• Given request: Return all of the entries word for word, but omit the pictures they contain.

──────── Data provided

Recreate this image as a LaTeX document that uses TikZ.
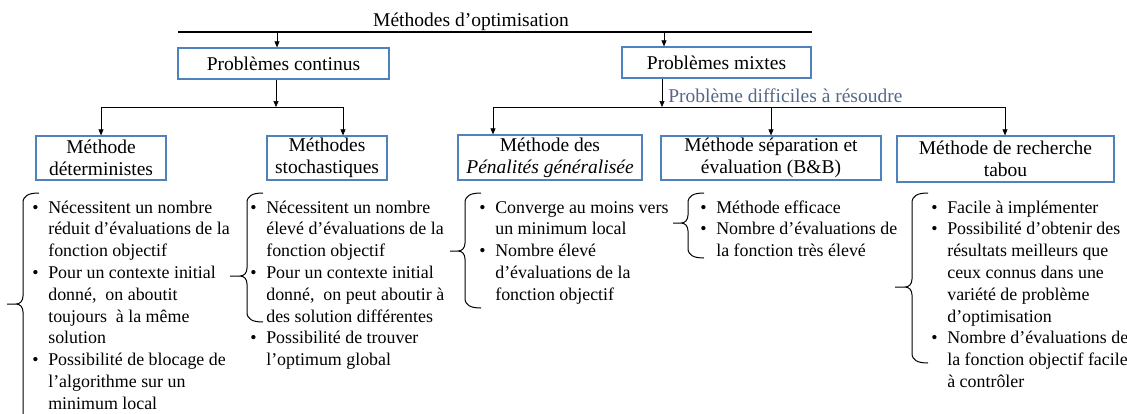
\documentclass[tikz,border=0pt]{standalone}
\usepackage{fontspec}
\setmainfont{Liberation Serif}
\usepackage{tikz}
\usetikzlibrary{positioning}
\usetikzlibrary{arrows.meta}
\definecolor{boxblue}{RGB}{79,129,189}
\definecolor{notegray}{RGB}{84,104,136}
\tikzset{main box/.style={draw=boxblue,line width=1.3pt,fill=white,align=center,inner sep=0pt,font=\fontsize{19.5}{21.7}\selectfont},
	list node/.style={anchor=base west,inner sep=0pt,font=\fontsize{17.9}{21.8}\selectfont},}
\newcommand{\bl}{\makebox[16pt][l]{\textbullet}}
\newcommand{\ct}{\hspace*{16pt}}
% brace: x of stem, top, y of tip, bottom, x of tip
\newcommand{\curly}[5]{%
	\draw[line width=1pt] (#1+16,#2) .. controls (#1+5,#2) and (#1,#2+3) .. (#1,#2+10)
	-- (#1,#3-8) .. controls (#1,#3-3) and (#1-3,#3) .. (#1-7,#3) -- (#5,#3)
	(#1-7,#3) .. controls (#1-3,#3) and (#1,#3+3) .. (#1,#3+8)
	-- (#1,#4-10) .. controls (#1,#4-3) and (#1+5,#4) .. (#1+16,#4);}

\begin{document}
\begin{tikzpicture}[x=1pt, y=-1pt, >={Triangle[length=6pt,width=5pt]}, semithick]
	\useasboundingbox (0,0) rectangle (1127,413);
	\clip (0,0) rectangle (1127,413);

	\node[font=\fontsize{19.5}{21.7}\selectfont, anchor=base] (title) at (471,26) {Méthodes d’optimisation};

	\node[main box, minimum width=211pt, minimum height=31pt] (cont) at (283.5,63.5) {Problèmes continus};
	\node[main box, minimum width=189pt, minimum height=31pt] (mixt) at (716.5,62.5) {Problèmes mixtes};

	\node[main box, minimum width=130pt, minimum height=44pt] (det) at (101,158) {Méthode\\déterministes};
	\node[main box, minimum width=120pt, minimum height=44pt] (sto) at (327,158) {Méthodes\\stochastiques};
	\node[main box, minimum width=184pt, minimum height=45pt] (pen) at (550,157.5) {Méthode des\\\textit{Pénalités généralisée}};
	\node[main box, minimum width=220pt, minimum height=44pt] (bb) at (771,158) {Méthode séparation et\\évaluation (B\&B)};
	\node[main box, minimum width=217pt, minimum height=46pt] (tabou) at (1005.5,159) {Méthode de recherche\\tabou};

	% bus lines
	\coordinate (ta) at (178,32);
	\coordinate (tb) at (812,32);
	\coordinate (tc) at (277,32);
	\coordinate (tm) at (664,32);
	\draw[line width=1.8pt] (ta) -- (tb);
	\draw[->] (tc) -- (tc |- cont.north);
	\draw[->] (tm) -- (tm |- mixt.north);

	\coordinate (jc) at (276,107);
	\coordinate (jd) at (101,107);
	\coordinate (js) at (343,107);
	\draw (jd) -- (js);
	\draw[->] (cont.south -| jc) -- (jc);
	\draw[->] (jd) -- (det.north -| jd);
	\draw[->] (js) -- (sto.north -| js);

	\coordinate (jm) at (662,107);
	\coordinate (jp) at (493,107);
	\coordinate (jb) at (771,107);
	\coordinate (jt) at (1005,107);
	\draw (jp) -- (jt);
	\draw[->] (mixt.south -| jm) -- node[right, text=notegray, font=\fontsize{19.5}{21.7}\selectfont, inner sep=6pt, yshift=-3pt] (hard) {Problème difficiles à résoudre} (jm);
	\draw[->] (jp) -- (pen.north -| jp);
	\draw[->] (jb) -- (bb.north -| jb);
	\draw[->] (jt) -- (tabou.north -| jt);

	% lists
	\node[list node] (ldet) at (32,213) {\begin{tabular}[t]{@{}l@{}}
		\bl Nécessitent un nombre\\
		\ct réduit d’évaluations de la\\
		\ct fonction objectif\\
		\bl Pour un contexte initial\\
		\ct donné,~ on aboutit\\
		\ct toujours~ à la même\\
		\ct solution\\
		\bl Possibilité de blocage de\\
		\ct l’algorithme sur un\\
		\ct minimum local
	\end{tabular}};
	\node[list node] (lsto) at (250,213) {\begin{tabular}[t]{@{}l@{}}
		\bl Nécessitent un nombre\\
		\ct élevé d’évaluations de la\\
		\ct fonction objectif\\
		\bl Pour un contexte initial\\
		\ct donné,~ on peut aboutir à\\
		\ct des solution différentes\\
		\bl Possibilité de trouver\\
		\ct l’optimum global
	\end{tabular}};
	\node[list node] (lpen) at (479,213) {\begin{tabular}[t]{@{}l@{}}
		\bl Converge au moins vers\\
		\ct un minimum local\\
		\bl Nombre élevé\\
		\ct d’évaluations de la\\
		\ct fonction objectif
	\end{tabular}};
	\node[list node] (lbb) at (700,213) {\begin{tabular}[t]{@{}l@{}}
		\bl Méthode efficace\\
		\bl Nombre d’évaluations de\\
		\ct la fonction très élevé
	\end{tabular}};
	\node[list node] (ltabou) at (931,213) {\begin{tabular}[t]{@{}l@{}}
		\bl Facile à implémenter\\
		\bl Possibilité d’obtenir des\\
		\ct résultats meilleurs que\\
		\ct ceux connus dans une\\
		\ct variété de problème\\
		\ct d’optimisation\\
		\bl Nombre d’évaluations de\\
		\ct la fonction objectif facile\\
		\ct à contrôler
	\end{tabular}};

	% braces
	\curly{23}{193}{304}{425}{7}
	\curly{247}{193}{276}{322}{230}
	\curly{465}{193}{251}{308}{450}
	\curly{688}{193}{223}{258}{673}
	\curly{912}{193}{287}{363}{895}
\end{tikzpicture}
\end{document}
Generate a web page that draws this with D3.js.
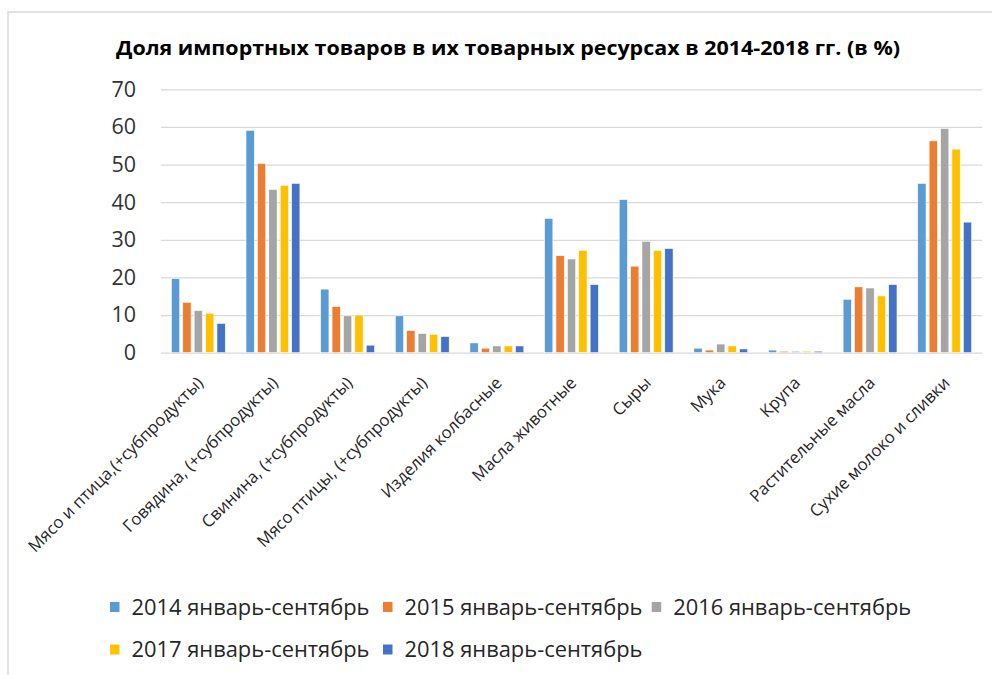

────────────────

• The solution:
Recreate this image as a LaTeX document that uses TikZ.
\documentclass[tikz,border=0pt]{standalone}
\usepackage{fontspec}
\setmainfont{Liberation Serif}
\usepackage{tikz}
\usetikzlibrary{positioning}
\usetikzlibrary{arrows.meta}
\definecolor{boxblue}{RGB}{79,129,189}
\definecolor{notegray}{RGB}{84,104,136}
\tikzset{main box/.style={draw=boxblue,line width=1.3pt,fill=white,align=center,inner sep=0pt,font=\fontsize{19.5}{21.7}\selectfont},
	list node/.style={anchor=base west,inner sep=0pt,font=\fontsize{17.9}{21.8}\selectfont},}
\newcommand{\bl}{\makebox[16pt][l]{\textbullet}}
\newcommand{\ct}{\hspace*{16pt}}
% brace: x of stem, top, y of tip, bottom, x of tip
\newcommand{\curly}[5]{%
	\draw[line width=1pt] (#1+16,#2) .. controls (#1+5,#2) and (#1,#2+3) .. (#1,#2+10)
	-- (#1,#3-8) .. controls (#1,#3-3) and (#1-3,#3) .. (#1-7,#3) -- (#5,#3)
	(#1-7,#3) .. controls (#1-3,#3) and (#1,#3+3) .. (#1,#3+8)
	-- (#1,#4-10) .. controls (#1,#4-3) and (#1+5,#4) .. (#1+16,#4);}

\begin{document}
\begin{tikzpicture}[x=1pt, y=-1pt, >={Triangle[length=6pt,width=5pt]}, semithick]
	\useasboundingbox (0,0) rectangle (1127,413);
	\clip (0,0) rectangle (1127,413);

	\node[font=\fontsize{19.5}{21.7}\selectfont, anchor=base] (title) at (471,26) {Méthodes d’optimisation};

	\node[main box, minimum width=211pt, minimum height=31pt] (cont) at (283.5,63.5) {Problèmes continus};
	\node[main box, minimum width=189pt, minimum height=31pt] (mixt) at (716.5,62.5) {Problèmes mixtes};

	\node[main box, minimum width=130pt, minimum height=44pt] (det) at (101,158) {Méthode\\déterministes};
	\node[main box, minimum width=120pt, minimum height=44pt] (sto) at (327,158) {Méthodes\\stochastiques};
	\node[main box, minimum width=184pt, minimum height=45pt] (pen) at (550,157.5) {Méthode des\\\textit{Pénalités généralisée}};
	\node[main box, minimum width=220pt, minimum height=44pt] (bb) at (771,158) {Méthode séparation et\\évaluation (B\&B)};
	\node[main box, minimum width=217pt, minimum height=46pt] (tabou) at (1005.5,159) {Méthode de recherche\\tabou};

	% bus lines
	\coordinate (ta) at (178,32);
	\coordinate (tb) at (812,32);
	\coordinate (tc) at (277,32);
	\coordinate (tm) at (664,32);
	\draw[line width=1.8pt] (ta) -- (tb);
	\draw[->] (tc) -- (tc |- cont.north);
	\draw[->] (tm) -- (tm |- mixt.north);

	\coordinate (jc) at (276,107);
	\coordinate (jd) at (101,107);
	\coordinate (js) at (343,107);
	\draw (jd) -- (js);
	\draw[->] (cont.south -| jc) -- (jc);
	\draw[->] (jd) -- (det.north -| jd);
	\draw[->] (js) -- (sto.north -| js);

	\coordinate (jm) at (662,107);
	\coordinate (jp) at (493,107);
	\coordinate (jb) at (771,107);
	\coordinate (jt) at (1005,107);
	\draw (jp) -- (jt);
	\draw[->] (mixt.south -| jm) -- node[right, text=notegray, font=\fontsize{19.5}{21.7}\selectfont, inner sep=6pt, yshift=-3pt] (hard) {Problème difficiles à résoudre} (jm);
	\draw[->] (jp) -- (pen.north -| jp);
	\draw[->] (jb) -- (bb.north -| jb);
	\draw[->] (jt) -- (tabou.north -| jt);

	% lists
	\node[list node] (ldet) at (32,213) {\begin{tabular}[t]{@{}l@{}}
		\bl Nécessitent un nombre\\
		\ct réduit d’évaluations de la\\
		\ct fonction objectif\\
		\bl Pour un contexte initial\\
		\ct donné,~ on aboutit\\
		\ct toujours~ à la même\\
		\ct solution\\
		\bl Possibilité de blocage de\\
		\ct l’algorithme sur un\\
		\ct minimum local
	\end{tabular}};
	\node[list node] (lsto) at (250,213) {\begin{tabular}[t]{@{}l@{}}
		\bl Nécessitent un nombre\\
		\ct élevé d’évaluations de la\\
		\ct fonction objectif\\
		\bl Pour un contexte initial\\
		\ct donné,~ on peut aboutir à\\
		\ct des solution différentes\\
		\bl Possibilité de trouver\\
		\ct l’optimum global
	\end{tabular}};
	\node[list node] (lpen) at (479,213) {\begin{tabular}[t]{@{}l@{}}
		\bl Converge au moins vers\\
		\ct un minimum local\\
		\bl Nombre élevé\\
		\ct d’évaluations de la\\
		\ct fonction objectif
	\end{tabular}};
	\node[list node] (lbb) at (700,213) {\begin{tabular}[t]{@{}l@{}}
		\bl Méthode efficace\\
		\bl Nombre d’évaluations de\\
		\ct la fonction très élevé
	\end{tabular}};
	\node[list node] (ltabou) at (931,213) {\begin{tabular}[t]{@{}l@{}}
		\bl Facile à implémenter\\
		\bl Possibilité d’obtenir des\\
		\ct résultats meilleurs que\\
		\ct ceux connus dans une\\
		\ct variété de problème\\
		\ct d’optimisation\\
		\bl Nombre d’évaluations de\\
		\ct la fonction objectif facile\\
		\ct à contrôler
	\end{tabular}};

	% braces
	\curly{23}{193}{304}{425}{7}
	\curly{247}{193}{276}{322}{230}
	\curly{465}{193}{251}{308}{450}
	\curly{688}{193}{223}{258}{673}
	\curly{912}{193}{287}{363}{895}
\end{tikzpicture}
\end{document}
Generate a web page that draws this with D3.js.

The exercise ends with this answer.